## START

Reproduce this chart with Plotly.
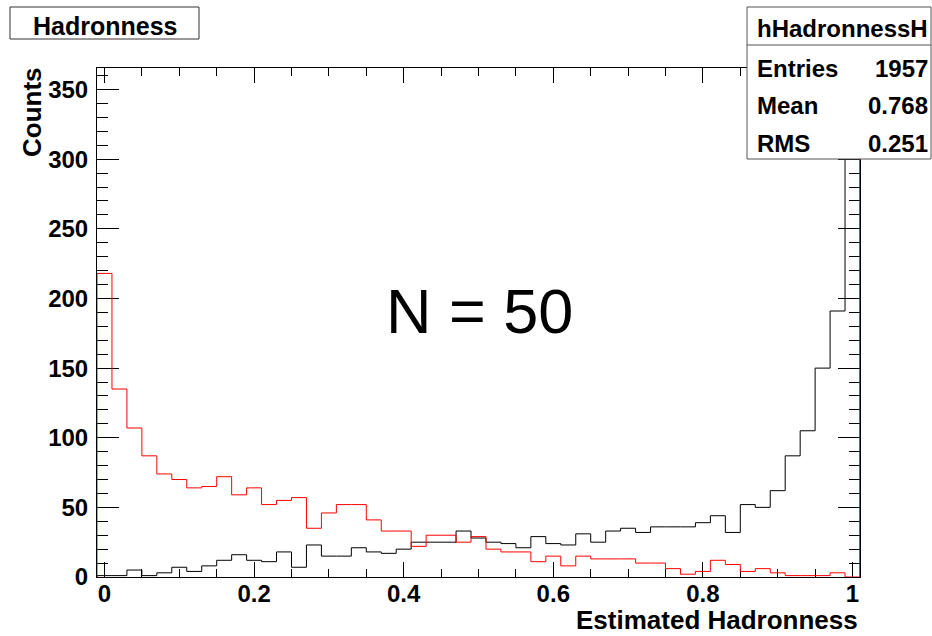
import plotly.graph_objects as go

# Histogram binning: 51 bins of width 0.02 centred on k/50
bin_width = 0.02
bin_centers = [round(k * bin_width, 2) for k in range(51)]

# Counts per bin (hHadronnessH, black)
counts_hadron = [
    1, 1, 5, 1, 3, 7, 4, 8, 12, 16,
    12, 11, 18, 7, 23, 15, 15, 21, 18, 17,
    20, 25, 25, 25, 33, 28, 25, 24, 21, 29,
    24, 23, 31, 25, 33, 35, 32, 36, 36, 36,
    39, 44, 32, 52, 50, 62, 87, 105, 150, 191,
    364,
]

# Counts per bin (gamma sample, red)
counts_gamma = [
    218, 135, 107, 87, 74, 70, 64, 65, 72, 59,
    64, 52, 55, 57, 35, 46, 52, 52, 41, 33,
    33, 22, 30, 30, 25, 29, 20, 18, 18, 11,
    15, 8, 15, 13, 13, 13, 10, 10, 6, 2,
    4, 12, 9, 4, 6, 3, 1, 1, 1, 3,
    0,
]

x_ticks = [0, 0.2, 0.4, 0.6, 0.8, 1]
y_ticks = [0, 50, 100, 150, 200, 250, 300, 350]

stats_name = "hHadronnessH"
stats_rows = [("Entries", "1957"), ("Mean", "0.768"), ("RMS", "0.251")]

X_RANGE = [-0.01, 1.01]
Y_RANGE = [0, 365.5]

FONT = "Liberation Sans, Arial, Helvetica, sans-serif"

# Plot-area geometry in pixels
W, H = 932, 636
L, R, T, B = 97, 72, 68, 59
PW, PH = W - L - R, H - T - B


def px(x):
    return (x - L) / PW


def py(y):
    return (H - B - y) / PH


def step_outline(centers, counts, width):
    """Edges and heights for a ROOT-like step outline."""
    edges = [c - width / 2 for c in centers] + [centers[-1] + width / 2]
    xs = [edges[0]] + edges[:-1] + [edges[-1], edges[-1]]
    ys = [0] + list(counts) + [counts[-1], 0]
    return xs, ys


fig = go.Figure()

xh, yh = step_outline(bin_centers, counts_hadron, bin_width)
fig.add_trace(go.Scatter(x=xh, y=yh, mode="lines", line=dict(color="#000000", width=1, shape="hv"),
                         cliponaxis=False, showlegend=False, hoverinfo="skip"))

xg, yg = step_outline(bin_centers, counts_gamma, bin_width)
fig.add_trace(go.Scatter(x=xg, y=yg, mode="lines", line=dict(color="#ff0000", width=1, shape="hv"),
                         cliponaxis=False, showlegend=False, hoverinfo="skip"))

tickfont = dict(family=FONT, size=24, color="black", weight="bold")

fig.update_xaxes(
    range=X_RANGE, tickvals=x_ticks, ticktext=[f"{v:g}" for v in x_ticks],
    ticks="inside", ticklen=15, tickwidth=1, tickcolor="black",
    minor=dict(dtick=0.05, tick0=0, ticks="inside", ticklen=8, tickcolor="black", tickwidth=1, showgrid=False),
    showline=True, linecolor="black", linewidth=1, mirror="ticks",
    showgrid=False, zeroline=False, tickfont=tickfont, layer="below traces",
    ticklabelstandoff=-5,
)
fig.update_yaxes(
    range=Y_RANGE, tickvals=y_ticks,
    ticks="inside", ticklen=22, tickwidth=1, tickcolor="black",
    minor=dict(dtick=10, tick0=0, ticks="inside", ticklen=11, tickcolor="black", tickwidth=1, showgrid=False),
    showline=True, linecolor="black", linewidth=1, mirror="ticks",
    showgrid=False, zeroline=False, tickfont=tickfont, layer="below traces",
    ticklabelstandoff=3,
)

shapes = []
# red right edge of the frame
shapes.append(dict(type="line", xref="x", yref="paper", x0=X_RANGE[1], x1=X_RANGE[1], y0=0, y1=1,
                   line=dict(color="#ff0000", width=1), layer="above"))
# title box
shapes.append(dict(type="rect", xref="paper", yref="paper", x0=px(10), x1=px(199), y0=py(39), y1=py(7),
                   line=dict(color="#333333", width=1), fillcolor="white", layer="above"))
# statistics box
shapes.append(dict(type="rect", xref="paper", yref="paper", x0=px(747), x1=px(931), y0=py(159), y1=py(7),
                   line=dict(color="#555555", width=1), fillcolor="white", layer="above"))
shapes.append(dict(type="line", xref="paper", yref="paper", x0=px(747), x1=px(931), y0=py(45), y1=py(45),
                   line=dict(color="#555555", width=1), layer="above"))

bold24 = dict(family=FONT, size=24, color="black", weight="bold")
annotations = [
    dict(text="Hadronness", xref="paper", yref="paper", x=px(104.5), y=py(26), xanchor="center", yanchor="middle",
         showarrow=False, font=dict(family=FONT, size=25, color="black", weight="bold")),
    dict(text=stats_name, xref="paper", yref="paper", x=px(842), y=py(28), xanchor="center", yanchor="middle",
         showarrow=False, font=bold24),
    dict(text="N = 50", xref="paper", yref="paper", x=px(479), y=py(311), xanchor="center", yanchor="middle",
         showarrow=False, font=dict(family=FONT, size=63, color="black")),
    dict(text="Estimated Hadronness", xref="paper", yref="paper", x=px(860), y=py(620), xanchor="right",
         yanchor="middle", showarrow=False, font=dict(family=FONT, size=26, color="black", weight="bold")),
    dict(text="Counts", xref="paper", yref="paper", x=px(32), y=py(112), xanchor="center", yanchor="middle",
         textangle=-90, showarrow=False, font=dict(family=FONT, size=26, color="black", weight="bold")),
]
for i, (label, value) in enumerate(stats_rows):
    yc = [68, 105.5, 143][i]
    annotations.append(dict(text=label, xref="paper", yref="paper", x=px(755), y=py(yc), xanchor="left",
                            yanchor="middle", showarrow=False, font=bold24))
    annotations.append(dict(text=value, xref="paper", yref="paper", x=px(930), y=py(yc), xanchor="right",
                            yanchor="middle", showarrow=False, font=bold24))

fig.update_layout(
    width=W, height=H, margin=dict(l=L, r=R, t=T, b=B, autoexpand=False),
    paper_bgcolor="white", plot_bgcolor="white",
    shapes=shapes, annotations=annotations, showlegend=False,
)

fig.write_html("out.html", config={"displayModeBar": False})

## END

**Work instructions:** Leave out the pictures and print every line of the data exactly.

**Reply:**
Reproduce this chart with Plotly.
import plotly.graph_objects as go

# Histogram binning: 51 bins of width 0.02 centred on k/50
bin_width = 0.02
bin_centers = [round(k * bin_width, 2) for k in range(51)]

# Counts per bin (hHadronnessH, black)
counts_hadron = [
    1, 1, 5, 1, 3, 7, 4, 8, 12, 16,
    12, 11, 18, 7, 23, 15, 15, 21, 18, 17,
    20, 25, 25, 25, 33, 28, 25, 24, 21, 29,
    24, 23, 31, 25, 33, 35, 32, 36, 36, 36,
    39, 44, 32, 52, 50, 62, 87, 105, 150, 191,
    364,
]

# Counts per bin (gamma sample, red)
counts_gamma = [
    218, 135, 107, 87, 74, 70, 64, 65, 72, 59,
    64, 52, 55, 57, 35, 46, 52, 52, 41, 33,
    33, 22, 30, 30, 25, 29, 20, 18, 18, 11,
    15, 8, 15, 13, 13, 13, 10, 10, 6, 2,
    4, 12, 9, 4, 6, 3, 1, 1, 1, 3,
    0,
]

x_ticks = [0, 0.2, 0.4, 0.6, 0.8, 1]
y_ticks = [0, 50, 100, 150, 200, 250, 300, 350]

stats_name = "hHadronnessH"
stats_rows = [("Entries", "1957"), ("Mean", "0.768"), ("RMS", "0.251")]

X_RANGE = [-0.01, 1.01]
Y_RANGE = [0, 365.5]

FONT = "Liberation Sans, Arial, Helvetica, sans-serif"

# Plot-area geometry in pixels
W, H = 932, 636
L, R, T, B = 97, 72, 68, 59
PW, PH = W - L - R, H - T - B


def px(x):
    return (x - L) / PW


def py(y):
    return (H - B - y) / PH


def step_outline(centers, counts, width):
    """Edges and heights for a ROOT-like step outline."""
    edges = [c - width / 2 for c in centers] + [centers[-1] + width / 2]
    xs = [edges[0]] + edges[:-1] + [edges[-1], edges[-1]]
    ys = [0] + list(counts) + [counts[-1], 0]
    return xs, ys


fig = go.Figure()

xh, yh = step_outline(bin_centers, counts_hadron, bin_width)
fig.add_trace(go.Scatter(x=xh, y=yh, mode="lines", line=dict(color="#000000", width=1, shape="hv"),
                         cliponaxis=False, showlegend=False, hoverinfo="skip"))

xg, yg = step_outline(bin_centers, counts_gamma, bin_width)
fig.add_trace(go.Scatter(x=xg, y=yg, mode="lines", line=dict(color="#ff0000", width=1, shape="hv"),
                         cliponaxis=False, showlegend=False, hoverinfo="skip"))

tickfont = dict(family=FONT, size=24, color="black", weight="bold")

fig.update_xaxes(
    range=X_RANGE, tickvals=x_ticks, ticktext=[f"{v:g}" for v in x_ticks],
    ticks="inside", ticklen=15, tickwidth=1, tickcolor="black",
    minor=dict(dtick=0.05, tick0=0, ticks="inside", ticklen=8, tickcolor="black", tickwidth=1, showgrid=False),
    showline=True, linecolor="black", linewidth=1, mirror="ticks",
    showgrid=False, zeroline=False, tickfont=tickfont, layer="below traces",
    ticklabelstandoff=-5,
)
fig.update_yaxes(
    range=Y_RANGE, tickvals=y_ticks,
    ticks="inside", ticklen=22, tickwidth=1, tickcolor="black",
    minor=dict(dtick=10, tick0=0, ticks="inside", ticklen=11, tickcolor="black", tickwidth=1, showgrid=False),
    showline=True, linecolor="black", linewidth=1, mirror="ticks",
    showgrid=False, zeroline=False, tickfont=tickfont, layer="below traces",
    ticklabelstandoff=3,
)

shapes = []
# red right edge of the frame
shapes.append(dict(type="line", xref="x", yref="paper", x0=X_RANGE[1], x1=X_RANGE[1], y0=0, y1=1,
                   line=dict(color="#ff0000", width=1), layer="above"))
# title box
shapes.append(dict(type="rect", xref="paper", yref="paper", x0=px(10), x1=px(199), y0=py(39), y1=py(7),
                   line=dict(color="#333333", width=1), fillcolor="white", layer="above"))
# statistics box
shapes.append(dict(type="rect", xref="paper", yref="paper", x0=px(747), x1=px(931), y0=py(159), y1=py(7),
                   line=dict(color="#555555", width=1), fillcolor="white", layer="above"))
shapes.append(dict(type="line", xref="paper", yref="paper", x0=px(747), x1=px(931), y0=py(45), y1=py(45),
                   line=dict(color="#555555", width=1), layer="above"))

bold24 = dict(family=FONT, size=24, color="black", weight="bold")
annotations = [
    dict(text="Hadronness", xref="paper", yref="paper", x=px(104.5), y=py(26), xanchor="center", yanchor="middle",
         showarrow=False, font=dict(family=FONT, size=25, color="black", weight="bold")),
    dict(text=stats_name, xref="paper", yref="paper", x=px(842), y=py(28), xanchor="center", yanchor="middle",
         showarrow=False, font=bold24),
    dict(text="N = 50", xref="paper", yref="paper", x=px(479), y=py(311), xanchor="center", yanchor="middle",
         showarrow=False, font=dict(family=FONT, size=63, color="black")),
    dict(text="Estimated Hadronness", xref="paper", yref="paper", x=px(860), y=py(620), xanchor="right",
         yanchor="middle", showarrow=False, font=dict(family=FONT, size=26, color="black", weight="bold")),
    dict(text="Counts", xref="paper", yref="paper", x=px(32), y=py(112), xanchor="center", yanchor="middle",
         textangle=-90, showarrow=False, font=dict(family=FONT, size=26, color="black", weight="bold")),
]
for i, (label, value) in enumerate(stats_rows):
    yc = [68, 105.5, 143][i]
    annotations.append(dict(text=label, xref="paper", yref="paper", x=px(755), y=py(yc), xanchor="left",
                            yanchor="middle", showarrow=False, font=bold24))
    annotations.append(dict(text=value, xref="paper", yref="paper", x=px(930), y=py(yc), xanchor="right",
                            yanchor="middle", showarrow=False, font=bold24))

fig.update_layout(
    width=W, height=H, margin=dict(l=L, r=R, t=T, b=B, autoexpand=False),
    paper_bgcolor="white", plot_bgcolor="white",
    shapes=shapes, annotations=annotations, showlegend=False,
)

fig.write_html("out.html", config={"displayModeBar": False})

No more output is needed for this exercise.